Friday, April 24, 2009

intermediate's mind

After reviewing the options--agility (no), flyball (no), rally (no)--LB and I began our new freestyle dance class with our dogs Mac and Stella today. To use the word humbling is to sound downright boastful about it. This class was nothing short of torment. I cried. No, really, I did.

I have had my girl since August of this year, not long. But prior to that, I'd run my boxer Shea through obedience and his sister Ruby through an advanced dog-dog manners class. I moved on myself to work with countless dogs of all different temperaments (plenty of them naughty, raucous, insolent) for a few years with BAD RAP, first at the East Bay SPCA and then Oakland Animal Services, where I volunteer today. Point is, a lot of dogs, a lot of challenges.


At the time I enrolled Stella in this freestyle class, she already knew sit, down, stay, leave it, drop it, come--all the essentials. She had earned her Canine Good Citizen certification from the American Kennel Club and made a routine of charming people into asking if they might adopt her away from me with disarming regularity. She and I had established what I thought was a common language, both physical and verbal, and we had trained in some form every single day since she'd come to me like a little wiggly dream. But all of this, every shred of work, every moment of accomplishment, has been based at least in minor measure on compulsion. I'm not sure how I didn't realize it. That is, until the time came when I could not use the prong collar.

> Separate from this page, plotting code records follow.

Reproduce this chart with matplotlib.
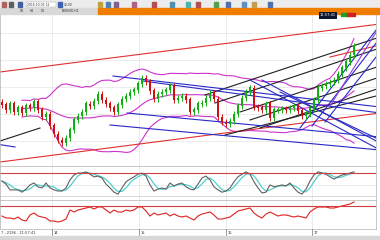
import numpy as np
import pandas as pd
import matplotlib
matplotlib.use("Agg")
import matplotlib.pyplot as plt
from matplotlib.patches import Rectangle

# closes (one per bar)
closes = [1.3061, 1.3056, 1.3062, 1.3054, 1.3058, 1.3053, 1.3060, 1.3058, 1.3064, 1.3056,
          1.3049, 1.3052, 1.3040, 1.3032, 1.3026, 1.3023, 1.3028, 1.3036, 1.3046, 1.3050,
          1.3054, 1.3062, 1.3060, 1.3065, 1.3072, 1.3066, 1.3062, 1.3058, 1.3054, 1.3061,
          1.3067, 1.3070, 1.3074, 1.3076, 1.3082, 1.3088, 1.3084, 1.3075, 1.3067, 1.3072,
          1.3074, 1.3076, 1.3080, 1.3066, 1.3068, 1.3070, 1.3066, 1.3054, 1.3056, 1.3062,
          1.3063, 1.3068, 1.3073, 1.3067, 1.3049, 1.3044, 1.3042, 1.3045, 1.3052, 1.3060,
          1.3068, 1.3074, 1.3078, 1.3059, 1.3058, 1.3056, 1.3062, 1.3048, 1.3056, 1.3056,
          1.3057, 1.3056, 1.3058, 1.3060, 1.3055, 1.3050, 1.3052, 1.3058, 1.3066, 1.3078,
          1.3080, 1.3082, 1.3084, 1.3086, 1.3092, 1.3098, 1.3104, 1.3111, 1.3120]

stoch_k = [59, 51, 36, 36, 36, 30, 38, 49, 54, 44, 41, 54, 41, 36, 33, 33, 41, 62, 75, 80,
           80, 83, 77, 70, 72, 67, 51, 41, 30, 25, 41, 57, 64, 70, 77, 80, 72, 49, 33, 38,
           41, 38, 54, 46, 51, 54, 44, 38, 36, 51, 67, 72, 62, 44, 36, 30, 33, 41, 57, 70,
           77, 83, 77, 57, 41, 28, 30, 49, 44, 46, 49, 46, 54, 41, 30, 25, 38, 59, 75, 83,
           80, 77, 70, 64, 70, 75, 77, 80, 83]

rsi = [50, 46, 46, 44, 48, 42, 40, 52, 56, 50, 48, 46, 40, 40, 38, 40, 44, 62, 58, 62,
       64, 66, 68, 64, 68, 68, 62, 56, 62, 58, 58, 62, 60, 62, 68, 68, 60, 50, 56, 52,
       54, 56, 50, 54, 50, 48, 50, 46, 42, 50, 54, 56, 58, 52, 44, 44, 46, 48, 54, 60,
       62, 64, 66, 56, 50, 46, 54, 58, 54, 50, 52, 52, 50, 48, 50, 48, 46, 58, 64, 68,
       68, 68, 66, 66, 68, 70, 72, 74, 78]

# drawn objects: (bar0, price0, bar1, price1)
red_lines = [(-0.5, 1.3094, 94.5, 1.3142), (-0.5, 1.3004, 94.5, 1.3053),
             (82, 1.3109, 94.5, 1.3121)]
black_lines = [(-0.5, 1.3025, 9.5, 1.3038), (50.75, 1.3071, 94.5, 1.3129),
               (53.25, 1.3063, 94.5, 1.3118), (59.5, 1.3054, 94.5, 1.3100),
               (62, 1.3046, 94.5, 1.3089), (64.5, 1.3038, 94.5, 1.3078),
               (55.75, 1.3031, 94.5, 1.3071)]
blue_lines = [(27.75, 1.3090, 94.5, 1.3059), (35.25, 1.3085, 94.5, 1.3053),
              (31.25, 1.3053, 94.5, 1.3029), (27, 1.3041, 94.5, 1.3016),
              (-3, 1.3023, 3.25, 1.3019), (62, 1.3086, 94.5, 1.3016),
              (65, 1.3086, 94.5, 1.3023), (69.5, 1.3074, 94.5, 1.3026),
              (74.5, 1.3038, 94.5, 1.3141), (77.5, 1.3040, 94.5, 1.3128),
              (80.75, 1.3044, 94.5, 1.3114)]
violet_lines = [(82, 1.3060, 94.5, 1.3140)]

day_bars = [12.5, 34.25, 56, 77.5]
day_labels = ["14", "15", "16", "17"]

W, H = 380, 240
fig = plt.figure(figsize=(3.8, 2.4), dpi=100)
fig.patch.set_facecolor("white")

def box(x, y, w, h):
    # pixel box -> figure fraction
    return [x / W, 1 - (y + h) / H, w / W, h / H]

# toolbar + tab row
fig.patches.append(Rectangle((0, 1 - 8 / H), 1, 8 / H, transform=fig.transFigure,
                             color="#ececec", zorder=0))
fig.patches.append(Rectangle((0, 1 - 14 / H), 98 / W, 6 / H, transform=fig.transFigure,
                             color="#d8d8d8", zorder=0))
fig.patches.append(Rectangle((98 / W, 1 - 14 / H), 1, 6 / H, transform=fig.transFigure,
                             color="#f07c00", zorder=0))
icons = [(2, "#b06060"), (9, "#606060"), (18, "#4060a0"), (58, "#4060b0"), (98, "#c0a040"),
         (106, "#5080b0"), (114, "#806090"), (132, "#b06080"), (152, "#b05050"),
         (170, "#5090b0"), (186, "#50b0b0"), (196, "#b05050"), (214, "#50a050"),
         (226, "#5070b0"), (242, "#6090c0"), (252, "#c0a050"), (268, "#5070b0")]
for ix, col in icons:
    fig.patches.append(Rectangle((ix / W, 1 - 6.5 / H), 4 / W, 4 / H,
                                 transform=fig.transFigure, color=col, zorder=1))
fig.patches.append(Rectangle((26 / W, 1 - 7 / H), 30 / W, 5 / H, transform=fig.transFigure,
                             facecolor="white", edgecolor="#a0a0a0", lw=0.3, zorder=1))
fig.text(27 / W, 1 - 4.5 / H, "2016.10.05 12", fontsize=2.2, va="center", color="#333333")
fig.text(64 / W, 1 - 4.5 / H, "12:00", fontsize=2.2, va="center", color="#333333")
for tx, lab in [(20, "H1"), (30, "H4"), (41, "D1"), (62, "EURUSD,H1")]:
    fig.text(tx / W, 1 - 11 / H, lab, fontsize=2.2, va="center", color="#333333")

# main chart
ax = fig.add_axes(box(0, 14, 376, 152))
x = np.arange(len(closes))
c = np.array(closes)
o = np.concatenate([[c[0] + 0.0003], c[:-1]])
hi = np.maximum(o, c) + 0.0003
lo = np.minimum(o, c) - 0.0003
up = c >= o
col = np.where(up, "#10b010", "#d01010")
ax.vlines(x, lo, hi, colors=col, lw=0.7, zorder=3)
ax.bar(x, np.abs(c - o) + 0.00005, bottom=np.minimum(o, c), width=0.55, color=col,
       zorder=4, linewidth=0)

s = pd.Series(c)
mid = s.rolling(20, min_periods=6).mean()
sd = s.rolling(20, min_periods=6).std(ddof=0)
for band in (mid + 2.5 * sd, mid, mid - 2.5 * sd):
    ax.plot(x, band, color="#cc33cc", lw=0.8, zorder=2)

for group, colr in [(red_lines, "#e03030"), (black_lines, "#202020"),
                    (blue_lines, "#2828c8"), (violet_lines, "#9040e0")]:
    for x0, y0, x1, y1 in group:
        ax.plot([x0, x1], [y0, y1], color=colr, lw=0.8, zorder=2)

ax.set_xlim(-0.5, 93.5)
ax.set_ylim(1.3000, 1.3152)
ax.set_yticks(np.arange(1.3025, 1.3150, 0.0027))
ax.set_xticks(day_bars)
ax.grid(True, color="#e4e4e4", lw=0.5)
ax.tick_params(length=0, labelbottom=False, labelleft=False)
for sp in ax.spines.values():
    sp.set_color("#b0b0b0")
    sp.set_linewidth(0.5)

# clock box
fig.text(328 / W, 1 - 15.5 / H, "11:57:41", fontsize=2.6, color="white", ha="center",
         va="center", bbox=dict(boxstyle="square,pad=0.3", fc="#101830", ec="none"))
fig.patches.append(Rectangle((341 / W, 1 - 16 / H), 6 / W, 3 / H, transform=fig.transFigure,
                             color="#20a020", zorder=5))
fig.patches.append(Rectangle((347 / W, 1 - 16 / H), 8 / W, 3 / H, transform=fig.transFigure,
                             color="#d02020", zorder=5))

# stochastic panel
ax2 = fig.add_axes(box(0, 166, 376, 34))
k = pd.Series(stoch_k, dtype=float)
ax2.plot(np.arange(len(k)), k.rolling(3, min_periods=1).mean(), color="#50d0d0", lw=0.9)
ax2.plot(np.arange(len(k)), k, color="#606060", lw=0.8)
ax2.axhline(80, color="#d04040", lw=0.8)
ax2.axhline(20, color="#c8c8c8", lw=0.5)
ax2.set_xlim(-0.5, 93.5)
ax2.set_ylim(9.6, 98.3)
ax2.set_xticks(day_bars)
ax2.set_yticks([50])
ax2.grid(True, color="#e4e4e4", lw=0.5)
ax2.tick_params(length=0, labelbottom=False, labelleft=False)
for sp in ax2.spines.values():
    sp.set_color("#b0b0b0")
    sp.set_linewidth(0.5)

# rsi panel
ax3 = fig.add_axes(box(0, 200, 376, 29))
ax3.plot(np.arange(len(rsi)), rsi, color="#e02020", lw=0.8)
ax3.axhline(70, color="#d04040", lw=0.8)
ax3.set_xlim(-0.5, 93.5)
ax3.set_ylim(24, 82)
ax3.set_xticks(day_bars)
ax3.set_yticks([])
ax3.grid(True, axis="x", color="#e4e4e4", lw=0.5)
ax3.tick_params(length=0, labelbottom=False, labelleft=False)
for sp in ax3.spines.values():
    sp.set_color("#b0b0b0")
    sp.set_linewidth(0.5)

# time axis labels
for d, lab in zip(day_bars, day_labels):
    xp = (2 + 4 * d) / W
    fig.add_artist(plt.Line2D([xp, xp], [1 - 229 / H, 1 - 235 / H], color="#707070", lw=0.5))
    fig.text(xp + 1.5 / W, 1 - 232.5 / H, lab, fontsize=2.6, va="center", color="#333333")
fig.text(1 / W, 1 - 232.5 / H, "7 - 2196 - 21:57:41", fontsize=2.6, va="center",
         color="#333333")
fig.patches.append(Rectangle((0, 0), 1, 4 / H, transform=fig.transFigure,
                             color="#d8d8d8", zorder=0))

fig.savefig("out.png", dpi=100)
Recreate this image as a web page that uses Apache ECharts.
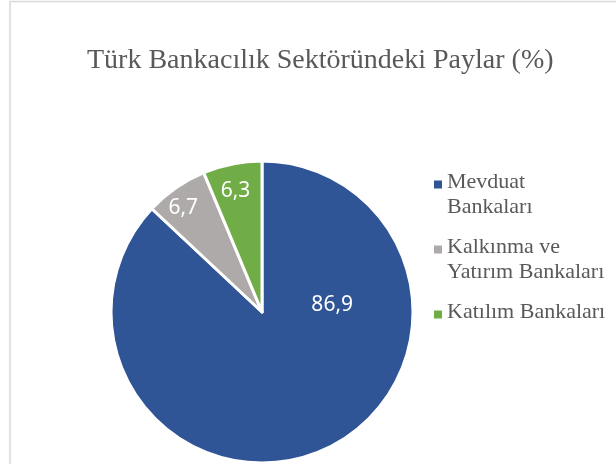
<!DOCTYPE html>
<html>
<head>
<meta charset="utf-8">
<script src="https://cdn.jsdelivr.net/npm/echarts@6/dist/echarts.min.js"></script>
<style>
html, body { margin: 0; padding: 0; background: #fff; }
#main { width: 616px; height: 464px; }
</style>
</head>
<body>
<div id="main"></div>
<script>
// data
var categories = ['Mevduat Bankaları', 'Kalkınma ve Yatırım Bankaları', 'Katılım Bankaları'];
var shares = [86.9, 6.7, 6.3];
var legendText = ['Mevduat\nBankaları', 'Kalkınma ve\nYatırım Bankaları', 'Katılım Bankaları\n'];
var colors = ['#2F5597', '#AEAAAA', '#70AD47'];

// label nudges from the default inside spot (Excel best-fit placement)
var labelNudge = [[39, -79], [-34, -40], [-11, -44]];

var pieData = categories.map(function (name, i) {
    return {name: name, value: shares[i], itemStyle: {color: colors[i]}};
});

// square sitting on the first text line of a two-line legend item
var legendIcon = 'path://M0,0L0,0M8,50L8,50M0,10.5H8V18.5H0Z';

var myChart = echarts.init(document.getElementById('main'));
var option = {
    animation: false,
    title: {
        text: 'Türk Bankacılık Sektöründeki Paylar (%)',
        left: 87,
        top: 47,
        padding: 0,
        textStyle: {
            fontFamily: 'Liberation Serif',
            fontSize: 28,
            fontWeight: 'normal',
            color: '#595959'
        }
    },
    legend: {
        orient: 'vertical',
        left: 434,
        top: 170,
        padding: 0,
        itemWidth: 8,
        itemHeight: 50,
        itemGap: 15,
        icon: legendIcon,
        itemStyle: {borderWidth: 0},
        formatter: function (name) {
            return legendText[categories.indexOf(name)];
        },
        textStyle: {
            fontFamily: 'Liberation Serif',
            fontSize: 22,
            lineHeight: 25,
            color: '#595959'
        },
        data: categories
    },
    graphic: [{
        type: 'rect',
        shape: {x: 10, y: 1.5, width: 700, height: 600},
        style: {fill: 'none', stroke: '#D9D9D9', lineWidth: 1.5},
        silent: true
    }],
    series: [{
        type: 'pie',
        center: [262, 312],
        radius: 151,
        startAngle: 90,
        clockwise: true,
        avoidLabelOverlap: false,
        itemStyle: {borderColor: '#fff', borderWidth: 3},
        label: {
            show: true,
            position: 'inside',
            color: '#fff',
            fontFamily: 'Noto Sans',
            fontSize: 21,
            formatter: function (p) {
                return String(p.value).replace('.', ',');
            }
        },
        labelLine: {show: false},
        labelLayout: function (params) {
            var n = labelNudge[params.dataIndex];
            return {dx: n[0], dy: n[1]};
        },
        emphasis: {disabled: true},
        data: pieData
    }]
};
myChart.setOption(option);
</script>
</body>
</html>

She's a very strong girl, a little tank of muscle and spunk. It's just what I have used to manage all that energy with all the bully dogs I work. I never looked at my use of it as a dependence. I still consider a prong a fine tool, with its place in the scheme of things, but what if I don't have one at the ready and still need my little devil to behave? No can do, Kennedy. That's what I learned today. I came face to face with the limits of my technique and at first it was desperately discouraging. I didn't really see the lead-up building this week: Stella got poked by a foxtail that managed to work its way into her neck. A painful sore resulted, right where the prong would have gone. But I was not going to back out of class. We had committed to it, there would have been no refund, and most importantly, I felt she needed the socialization and education. So on we went. No problem, I thought; we work together. I (laughably now) didn't think twice about taking the class without a prong after working her exclusively with it on.

To say that she pulled on the leash is much like saying a shooting star moves through the sky or that a forest fire is warm. Every time I bash into the "step up" segment of the learning plateaus, I find myself stunned and hurt yet again that I am not, in fact, the supreme master expert I'd deluded myself into thinking I was. Stella yanked on the leash, panted like a choo-choo, and I stood there, sweating, inching mentally toward quitting. We were instructed to walk this way, turn, shake, do a bunch of fun little moves. For me, this amounted to widen your stance to keep the dog from steamrolling her way to the head of the pack. It was not aggression. It was 100 percent uncorked ebbulience. Stella was, as the kids say, off the hook. She was overwhelmed by the blissful notion that all these dogs and people had come together to thrill her with their presence.

I say all this not to trash my dog. By the end of the class, she was following me rather beautifully, gazing into my eyes in that hopeful way that just breaks a dog handler's heart with its sheer hope and goodness. There's nothing like that bond. But it required a very real walk of fire, the humiliation of knowing that my dog looked wild at the outset. And good god, I'm sure my capabilities were called into question.

So here we are. It was not the glorious, head-of-the-class start I'd hoped for. Stella was a bit of a nutter. But we'll practice in the morning, at lunch, after work, before bed. Any treat Stella gets will only follow a heel. Want dinner? Walk with me. Oh is breakfast late? You must be very hungry. Do not break your look into my eyes. You want me to pet you? Stay right here until I tell you otherwise. Sit, down. Come. Come, walk with me, prove your skills, use your wee Stella brain.

It's time for us to improve our communication. Stella has shown she's willing to work with me. She aced the Canine Good Citizen test without my ever even teaching her a proper, airtight loose-leash walk. I'm glad we got by, but we can do better. She can do this, no problem. So the unknown here is me.

But I think the impossible fits me well enough. The only real way around it is through it. Practice, practice, practice goes the old line. We'll get there.